Task goal — Set down only those lines that fall from the line containing "What D3.js code" through the line containing "- margin.bottom, margin.top]);", unchanged and without pictures.

----- Entries -----

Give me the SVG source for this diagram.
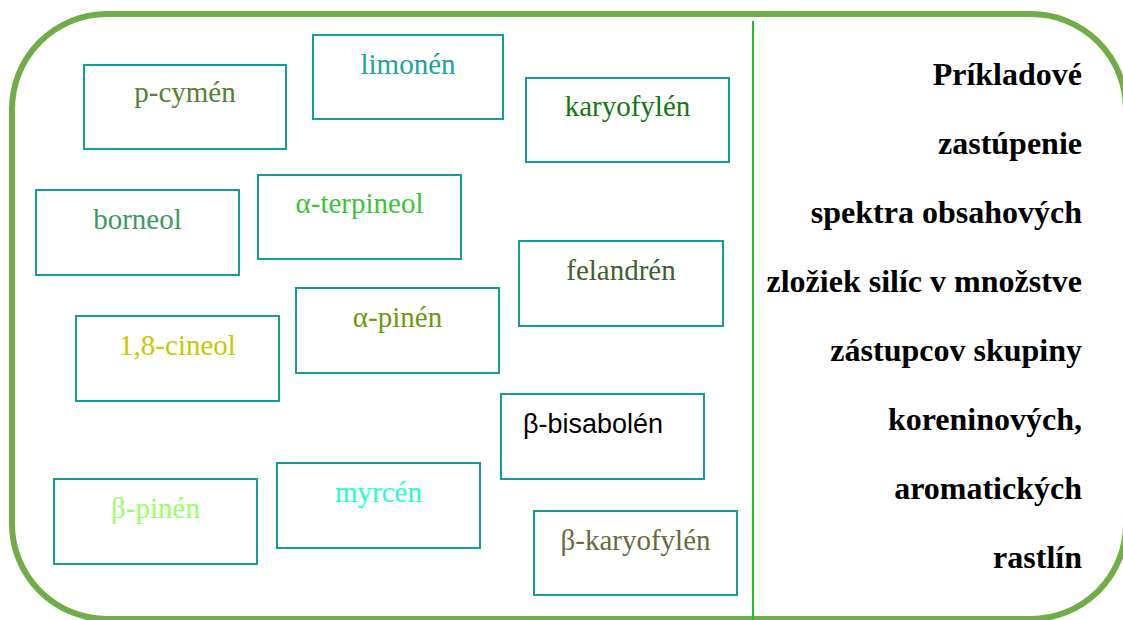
<svg xmlns="http://www.w3.org/2000/svg" width="1123" height="620" viewBox="0 0 1123 620">
<style>
.box{fill:#fff;stroke:#109E9A;stroke-width:2}
.lbl{font-family:'Liberation Serif','DejaVu Serif',serif;font-size:29px;text-anchor:middle}
.side{font-family:'Liberation Serif','DejaVu Serif',serif;font-size:32px;font-weight:bold;text-anchor:end;fill:#000}
</style>
<rect width="1123" height="620" fill="#fff"/>
<rect id="frame" x="12" y="14" width="1114" height="605" rx="95" ry="95" fill="none" stroke="#70AD47" stroke-width="6"/>
<g id="connectors">
<line x1="753" y1="21" x2="753" y2="620" stroke="#1DC31D" stroke-width="2"/>
</g>
<g id="n-pcymen"><rect class="box" x="84" y="65" width="202" height="84"/><text class="lbl" x="185" y="102" fill="#538135">p-cymén</text></g>
<g id="n-limonen"><rect class="box" x="313" y="35" width="190" height="84"/><text class="lbl" x="408" y="74" fill="#1CA4A0">limonén</text></g>
<g id="n-karyofylen"><rect class="box" x="526" y="78" width="203" height="84"/><text class="lbl" x="627.5" y="116" fill="#13790F">karyofylén</text></g>
<g id="n-borneol"><rect class="box" x="36" y="190" width="203" height="85"/><text class="lbl" x="137.5" y="229" fill="#3D9A5F">borneol</text></g>
<g id="n-aterpineol"><rect class="box" x="258" y="175" width="203" height="84"/><text class="lbl" x="359.5" y="213" fill="#3BC43B">α-terpineol</text></g>
<g id="n-felandren"><rect class="box" x="519" y="241" width="204" height="85"/><text class="lbl" x="621" y="280" fill="#3F5F2E">felandrén</text></g>
<g id="n-cineol"><rect class="box" x="76" y="316" width="203" height="85"/><text class="lbl" x="177.5" y="355" fill="#C8C800">1,8-cineol</text></g>
<g id="n-apinen"><rect class="box" x="296" y="288" width="203" height="85"/><text class="lbl" x="397.5" y="327" fill="#6B9A0C">α-pinén</text></g>
<g id="n-bbisabolen"><rect class="box" x="501" y="394" width="203" height="85"/><text x="523" y="433" font-family="'Liberation Sans',Arial,sans-serif" font-size="27" fill="#000">β-bisabolén</text></g>
<g id="n-bkaryofylen"><rect class="box" x="534" y="511" width="203" height="84"/><text class="lbl" x="635.5" y="550" fill="#6A6A3C">β-karyofylén</text></g>
<g id="n-bpinen"><rect class="box" x="54" y="479" width="203" height="85"/><text class="lbl" x="155.5" y="518" fill="#99FF66">β-pinén</text></g>
<g id="n-myrcen"><rect class="box" x="277" y="463" width="203" height="85"/><text class="lbl" x="378.5" y="502" fill="#22FFCC">myrcén</text></g>
<g id="side-text">
<text class="side" x="1082" y="85">Príkladové</text>
<text class="side" x="1082" y="154">zastúpenie</text>
<text class="side" x="1082" y="223">spektra obsahových</text>
<text class="side" x="1082" y="292">zložiek silíc v množstve</text>
<text class="side" x="1082" y="361">zástupcov skupiny</text>
<text class="side" x="1082" y="430">koreninových,</text>
<text class="side" x="1082" y="499">aromatických</text>
<text class="side" x="1082" y="568">rastlín</text>
</g>
</svg>
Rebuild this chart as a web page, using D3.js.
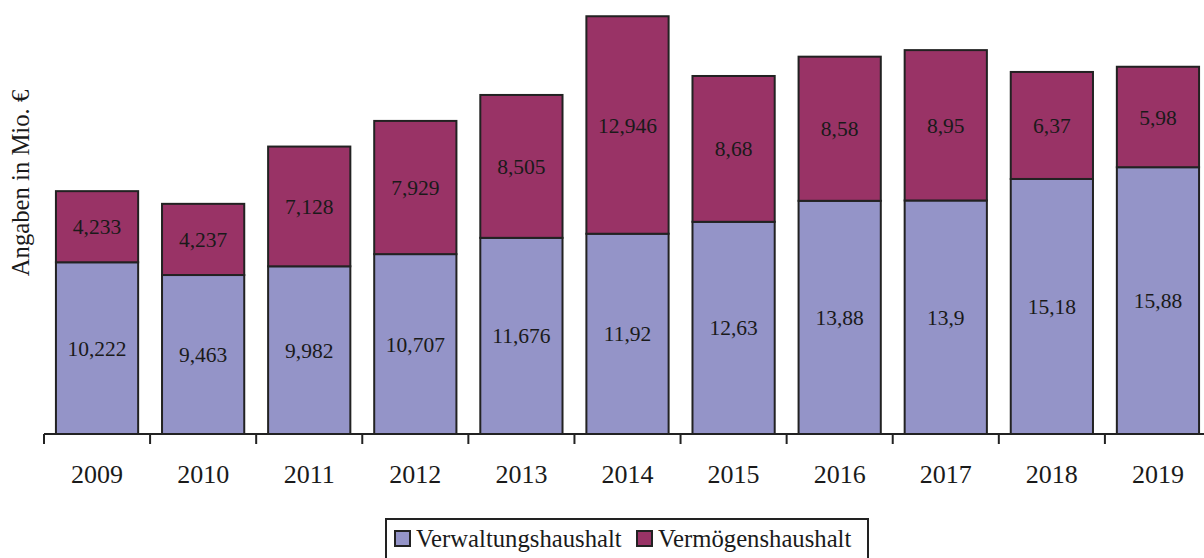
<!DOCTYPE html>
<html><head><meta charset="utf-8">
<script src="https://cdn.jsdelivr.net/npm/d3@7"></script>
<style>body{margin:0;background:#fff}svg{display:block}text{font-family:"Liberation Serif","Times New Roman",serif;fill:#1a1a1a}</style>
</head><body><svg id="c" width="1204" height="558"></svg>
<script>
const years = ["2009","2010","2011","2012","2013","2014","2015","2016","2017","2018","2019"];
const verwaltung = [10.222, 9.463, 9.982, 10.707, 11.676, 11.92, 12.63, 13.88, 13.9, 15.18, 15.88];
const vermoegen = [4.233, 4.237, 7.128, 7.929, 8.505, 12.946, 8.68, 8.58, 8.95, 6.37, 5.98];
const verwaltungLabels = ["10,222","9,463","9,982","10,707","11,676","11,92","12,63","13,88","13,9","15,18","15,88"];
const vermoegenLabels = ["4,233","4,237","7,128","7,929","8,505","12,946","8,68","8,58","8,95","6,37","5,98"];
const seriesNames = ["Verwaltungshaushalt","Vermögenshaushalt"];
const colors = ["#9494c8","#993366"];

const svg = d3.select("#c");
const x = d3.scaleBand().domain(years).range([44, 1211]).paddingInner(0.225).paddingOuter(0.1125);
const y = d3.scaleLinear().domain([0, 25]).range([434, 14]);

const rows = years.map((yr,i)=>({year:yr, v:verwaltung[i], m:vermoegen[i], vl:verwaltungLabels[i], ml:vermoegenLabels[i]}));
const stack = d3.stack().keys(["v","m"])(rows);
const labelKeys = {v:"vl", m:"ml"};

stack.forEach((layer, li) => {
  const g = svg.append("g");
  g.selectAll("rect").data(layer).join("rect")
    .attr("x", d => x(d.data.year))
    .attr("width", x.bandwidth())
    .attr("y", d => y(d[1]))
    .attr("height", d => y(d[0]) - y(d[1]))
    .attr("fill", colors[li])
    .attr("stroke", "#222").attr("stroke-width", 2);
  g.selectAll("text").data(layer).join("text")
    .attr("x", d => x(d.data.year) + x.bandwidth()/2)
    .attr("y", d => (y(d[0]) + y(d[1]))/2)
    .attr("dy", "0.35em")
    .attr("text-anchor","middle")
    .attr("font-size", 21.5)
    .text(d => d.data[labelKeys[layer.key]]);
});

// x axis
const axisG = svg.append("g").attr("transform","translate(0,434)");
axisG.append("line").attr("x1",44).attr("x2",1211).attr("y1",0).attr("y2",0).attr("stroke","#222").attr("stroke-width",2);
const tickPos = years.map(yr => x(yr) - x.step()*x.paddingInner()/2);
tickPos.push(1211);
axisG.selectAll("line.t").data(tickPos).join("line").attr("class","t")
  .attr("x1",d=>d).attr("x2",d=>d).attr("y1",0).attr("y2",10).attr("stroke","#222").attr("stroke-width",2);
axisG.selectAll("text").data(years).join("text")
  .attr("x", d => x(d) + x.bandwidth()/2)
  .attr("y", 49)
  .attr("text-anchor","middle").attr("font-size",26)
  .text(d=>d);

// y label
svg.append("text").attr("transform","translate(29,183) rotate(-90)")
  .attr("text-anchor","middle").attr("font-size",24.7).text("Angaben in Mio. €");

// legend
const lg = svg.append("g");
lg.append("rect").attr("x",386).attr("y",519).attr("width",482).attr("height",50)
  .attr("fill","#fff").attr("stroke","#222").attr("stroke-width",2);
const items = [{x:395, n:seriesNames[0], c:colors[0]},{x:637, n:seriesNames[1], c:colors[1]}];
items.forEach(it => {
  lg.append("rect").attr("x",it.x).attr("y",531).attr("width",15).attr("height",15)
    .attr("fill",it.c).attr("stroke","#222").attr("stroke-width",2);
  lg.append("text").attr("x",it.x+21).attr("y",547).attr("font-size",24.7).text(it.n);
});
</script></body></html>
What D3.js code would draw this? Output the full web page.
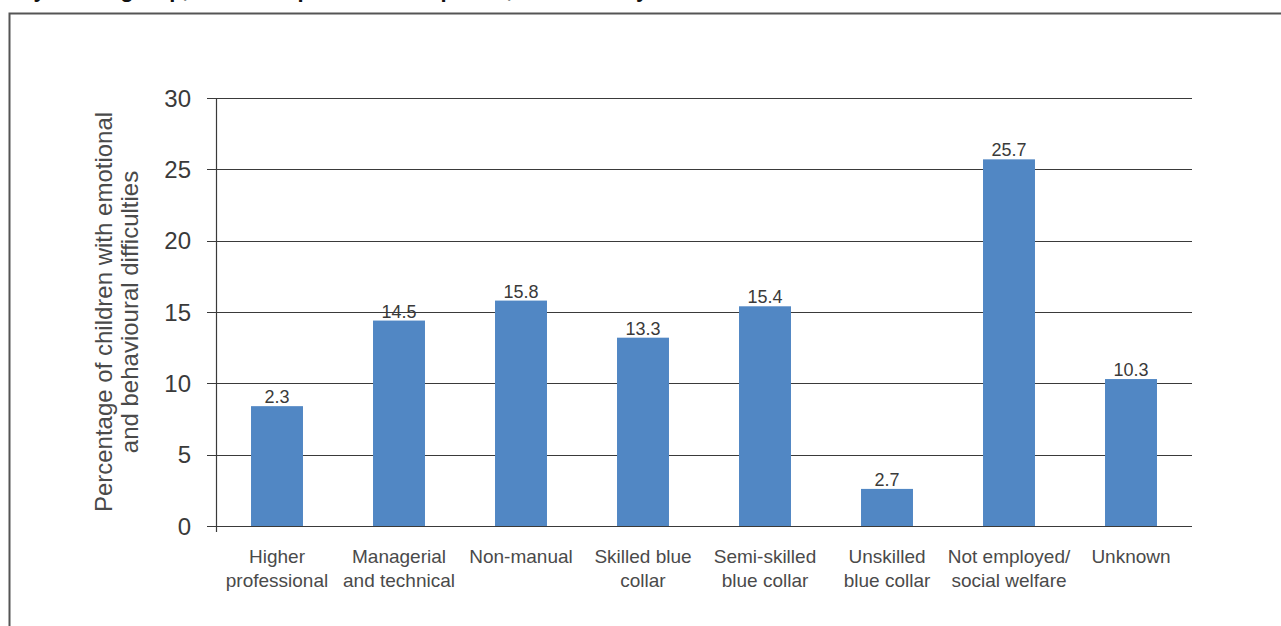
<!DOCTYPE html>
<html lang="en">
<head>
<meta charset="UTF-8">
<title>Emotional and behavioural difficulties by social group</title>
<script src="https://d3js.org/d3.v7.min.js"></script>
<style>
  body { margin: 0; background: #fff; }
  svg { display: block; font-family: "Liberation Sans", Arial, sans-serif; }
  .grid line { stroke: #3a3a3a; stroke-width: 1.2; }
  .tick-label { fill: #3a3a3a; font-size: 24px; }
  .cat-label { fill: #4a4a4a; font-size: 19px; }
  .val-label { fill: #3a3a3a; font-size: 18px; }
  .ytitle { fill: #4a4a4a; font-size: 24px; }
</style>
</head>
<body>
<svg width="1281" height="626"></svg>
<script>
  // categories (two-line labels) and values
  const categories = [
    "Higher professional", "Managerial and technical", "Non-manual", "Skilled blue collar",
    "Semi-skilled blue collar", "Unskilled blue collar", "Not employed/ social welfare", "Unknown"
  ];
  const catLines = [
    ["Higher", "professional"], ["Managerial", "and technical"], ["Non-manual"], ["Skilled blue", "collar"],
    ["Semi-skilled", "blue collar"], ["Unskilled", "blue collar"], ["Not employed/", "social welfare"], ["Unknown"]
  ];
  const values = [8.4, 14.4, 15.8, 13.2, 15.4, 2.6, 25.7, 10.3];
  const valueLabels = ["2.3", "14.5", "15.8", "13.3", "15.4", "2.7", "25.7", "10.3"];
  const yTicks = [0, 5, 10, 15, 20, 25, 30];

  const svg = d3.select("svg");
  const margin = { top: 98, right: 89, bottom: 100, left: 216 };
  const W = 1281, H = 626;

  // title above the frame, only its descenders reach into the picture
  svg.append("text")
    .attr("x", 20).attr("y", -3)
    .style("font-size", "22px").style("font-weight", "bold").style("fill", "#111")
    .text("by social group, based on parental occupation, of the family");

  svg.append("path")
    .attr("d", `M9.5,${H + 2} V13.5 H${W + 2}`)
    .attr("fill", "none").attr("stroke", "#555").attr("stroke-width", 2);

  const x = d3.scaleBand()
    .domain(categories)
    .range([margin.left, W - margin.right])
    .paddingInner(0.574)
    .paddingOuter(0.287);

  const y = d3.scaleLinear()
    .domain([0, 30])
    .range([H - margin.bottom, margin.top]);

  // gridlines with left tick stubs
  const grid = svg.append("g").attr("class", "grid");
  grid.selectAll("line")
    .data(yTicks)
    .join("line")
    .attr("x1", margin.left - 9)
    .attr("x2", W - margin.right)
    .attr("y1", d => Math.round(y(d)) + 0.5)
    .attr("y2", d => Math.round(y(d)) + 0.5);

  // y axis line
  svg.append("line")
    .attr("x1", margin.left + 0.5).attr("x2", margin.left + 0.5)
    .attr("y1", y(30)).attr("y2", y(0) + 6)
    .attr("stroke", "#3a3a3a").attr("stroke-width", 1.2);

  svg.selectAll(".tick-label")
    .data(yTicks)
    .join("text")
    .attr("class", "tick-label")
    .attr("x", margin.left - 25)
    .attr("y", d => y(d) + 8.5)
    .attr("text-anchor", "end")
    .text(d => d);

  // bars
  svg.selectAll(".bar")
    .data(values)
    .join("rect")
    .attr("class", "bar")
    .attr("x", (d, i) => x(categories[i]))
    .attr("width", x.bandwidth())
    .attr("y", d => y(d))
    .attr("height", d => y(0) - y(d))
    .attr("fill", "#5187c4");

  // value labels
  svg.selectAll(".val-label")
    .data(values)
    .join("text")
    .attr("class", "val-label")
    .attr("x", (d, i) => x(categories[i]) + x.bandwidth() / 2)
    .attr("y", d => y(d) - 3)
    .attr("text-anchor", "middle")
    .text((d, i) => valueLabels[i]);

  // category labels
  const cats = svg.selectAll(".cat-label")
    .data(categories)
    .join("text")
    .attr("class", "cat-label")
    .attr("text-anchor", "middle")
    .attr("x", d => x(d) + x.bandwidth() / 2)
    .attr("y", y(0) + 37);
  cats.each(function (d, i) {
    const cx = x(d) + x.bandwidth() / 2;
    d3.select(this).selectAll("tspan")
      .data(catLines[i])
      .join("tspan")
      .attr("x", cx)
      .attr("dy", (t, j) => j === 0 ? 0 : 24)
      .text(t => t);
  });

  // y axis title
  const yt = svg.append("text")
    .attr("class", "ytitle")
    .attr("text-anchor", "middle")
    .attr("transform", `translate(112,${(y(0) + y(30)) / 2}) rotate(-90)`);
  yt.append("tspan").attr("x", 0).attr("y", 0).text("Percentage of children with emotional");
  yt.append("tspan").attr("x", 0).attr("y", 26).text("and behavioural difficulties");
</script>
</body>
</html>
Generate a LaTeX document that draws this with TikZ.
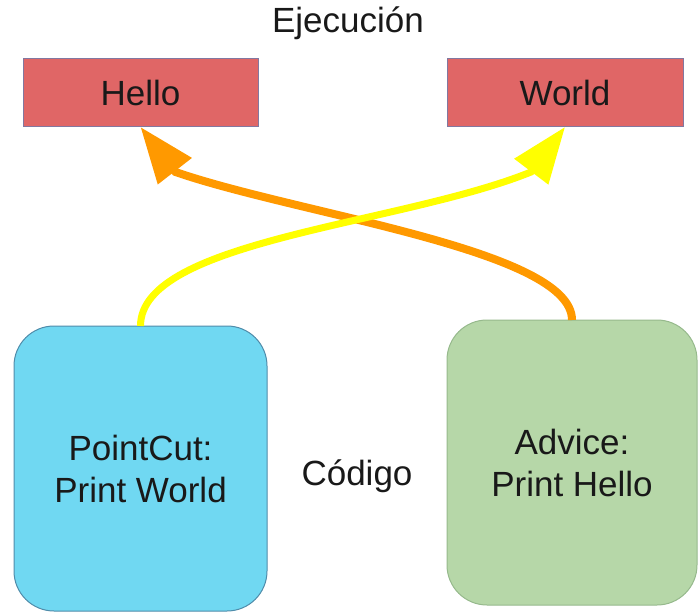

-----

Solution to this task —
What D3.js code would draw this? Output the full web page.
<!DOCTYPE html>
<html lang="en">
<head>
<meta charset="UTF-8">
<title>Emotional and behavioural difficulties by social group</title>
<script src="https://d3js.org/d3.v7.min.js"></script>
<style>
  body { margin: 0; background: #fff; }
  svg { display: block; font-family: "Liberation Sans", Arial, sans-serif; }
  .grid line { stroke: #3a3a3a; stroke-width: 1.2; }
  .tick-label { fill: #3a3a3a; font-size: 24px; }
  .cat-label { fill: #4a4a4a; font-size: 19px; }
  .val-label { fill: #3a3a3a; font-size: 18px; }
  .ytitle { fill: #4a4a4a; font-size: 24px; }
</style>
</head>
<body>
<svg width="1281" height="626"></svg>
<script>
  // categories (two-line labels) and values
  const categories = [
    "Higher professional", "Managerial and technical", "Non-manual", "Skilled blue collar",
    "Semi-skilled blue collar", "Unskilled blue collar", "Not employed/ social welfare", "Unknown"
  ];
  const catLines = [
    ["Higher", "professional"], ["Managerial", "and technical"], ["Non-manual"], ["Skilled blue", "collar"],
    ["Semi-skilled", "blue collar"], ["Unskilled", "blue collar"], ["Not employed/", "social welfare"], ["Unknown"]
  ];
  const values = [8.4, 14.4, 15.8, 13.2, 15.4, 2.6, 25.7, 10.3];
  const valueLabels = ["2.3", "14.5", "15.8", "13.3", "15.4", "2.7", "25.7", "10.3"];
  const yTicks = [0, 5, 10, 15, 20, 25, 30];

  const svg = d3.select("svg");
  const margin = { top: 98, right: 89, bottom: 100, left: 216 };
  const W = 1281, H = 626;

  // title above the frame, only its descenders reach into the picture
  svg.append("text")
    .attr("x", 20).attr("y", -3)
    .style("font-size", "22px").style("font-weight", "bold").style("fill", "#111")
    .text("by social group, based on parental occupation, of the family");

  svg.append("path")
    .attr("d", `M9.5,${H + 2} V13.5 H${W + 2}`)
    .attr("fill", "none").attr("stroke", "#555").attr("stroke-width", 2);

  const x = d3.scaleBand()
    .domain(categories)
    .range([margin.left, W - margin.right])
    .paddingInner(0.574)
    .paddingOuter(0.287);

  const y = d3.scaleLinear()
    .domain([0, 30])
    .range([H - margin.bottom, margin.top]);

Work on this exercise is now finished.